The pro-Israel resolution passed by congress yesterday emphasized the idea that Israel has a right to self-defense. And certainly Israel does have a right to self-defense, as do all nations. Still, this is a much more problematic concept than its invocations in the context of the Gaza assault imply.
One time when I was riding my bike, someone threw a smallish rock at me from a housing project across the street. As it happens, the kid didn’t hit me and everything was fine. But I suppose if he’d hit me in just the right way I could have been knocked down and injured. And depending on what the cars on the road were doing, it’s conceivable that I could have wound up being run over and terribly injured. Long story short, it was a pretty terrible thing for the thrower to be doing. And this has been a sporadic problem in the city for a while.
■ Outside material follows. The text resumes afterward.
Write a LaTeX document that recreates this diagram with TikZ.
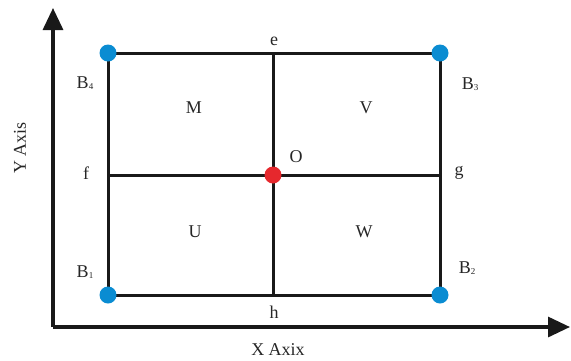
\documentclass[tikz,border=0pt]{standalone}
\usepackage{fontspec}
\setmainfont{Liberation Serif}
\usetikzlibrary{arrows.meta}
\definecolor{bdc}{RGB}{10,140,210}
\definecolor{rdc}{RGB}{230,40,45}
\begin{document}
\begin{tikzpicture}[x=1pt,y=-1pt,
  ln/.style={line width=3pt,black!90},
  ax/.style={line width=3.2pt,black!90,-{Triangle[length=22pt,width=20pt]}},
  bdot/.style={circle,fill=bdc,minimum size=17pt,inner sep=0pt},
  rdot/.style={circle,fill=rdc,minimum size=17pt,inner sep=0pt},
  lab/.style={font=\fontsize{18}{20}\selectfont,inner sep=0pt,text=black!85}]
\useasboundingbox (0,0) rectangle (571,360);
\coordinate (orig) at (53,327);
\coordinate (ytip) at (53,8);
\coordinate (xtip) at (570,327);
\draw[ax] (orig) -- (ytip);
\draw[ax] (orig) -- (xtip);
\coordinate (c1) at (108,295);
\coordinate (c2) at (440,295);
\coordinate (c3) at (440,53);
\coordinate (c4) at (108,53);
\coordinate (te) at (273,53);
\coordinate (bh) at (273,295);
\coordinate (lf) at (108,175);
\coordinate (rg) at (440,175);
\draw[ln] (c1) -- (c2) -- (c3) -- (c4) -- cycle;
\draw[ln] (te) -- (bh);
\draw[ln] (lf) -- (rg);
\node[bdot] (B1) at (c1) {};
\node[bdot] (B2) at (c2) {};
\node[bdot] (B3) at (c3) {};
\node[bdot] (B4) at (c4) {};
\node[rdot] (O) at (273,175) {};
\node[lab] (le) at (274,41) {e};
\node[lab] (lh) at (274,312) {h};
\node[lab] (lfl) at (86,173) {f};
\node[lab] (lgl) at (459,173) {g};
\node[lab] (lB4) at (85,83) {B\raisebox{-1pt}{\small 4}};
\node[lab] (lB3) at (470,84) {B\raisebox{-1pt}{\small 3}};
\node[lab] (lB1) at (85,272) {B\raisebox{-1pt}{\small 1}};
\node[lab] (lB2) at (467,268) {B\raisebox{-1pt}{\small 2}};
\node[lab] (lM) at (194,108) {M};
\node[lab] (lV) at (366,108) {V};
\node[lab] (lU) at (195,232) {U};
\node[lab] (lW) at (364,232) {W};
\node[lab] (lO) at (296,157) {O};
\node[lab] (xl) at (278,350) {X Axix};
\node[lab,rotate=90] (yl) at (20,148) {Y Axis};
\end{tikzpicture}
\end{document}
But obviously it wouldn’t have bene right for me to stop, get off my bike, pull a bazooka out of my bag, and blow the houses from which the rock emanated to smithereens while shouting “self-defense!” and “double-effect!” And had I done so, and killed some innocent people in the course of things, and then I’d tried to say that the real blame for the deaths lay with the rock-thrower who’d started it everyone would look at me like I was crazy. And this is true even though it’s clear that going to the police would have been useless in that case.
I don’t believe in analogies, so don’t read that as one. Rather, it makes the point that the existence of a right to self-defense doesn’t authorize just doing whatever any more than the injustice of occupation justifies deliberately targeting civilians.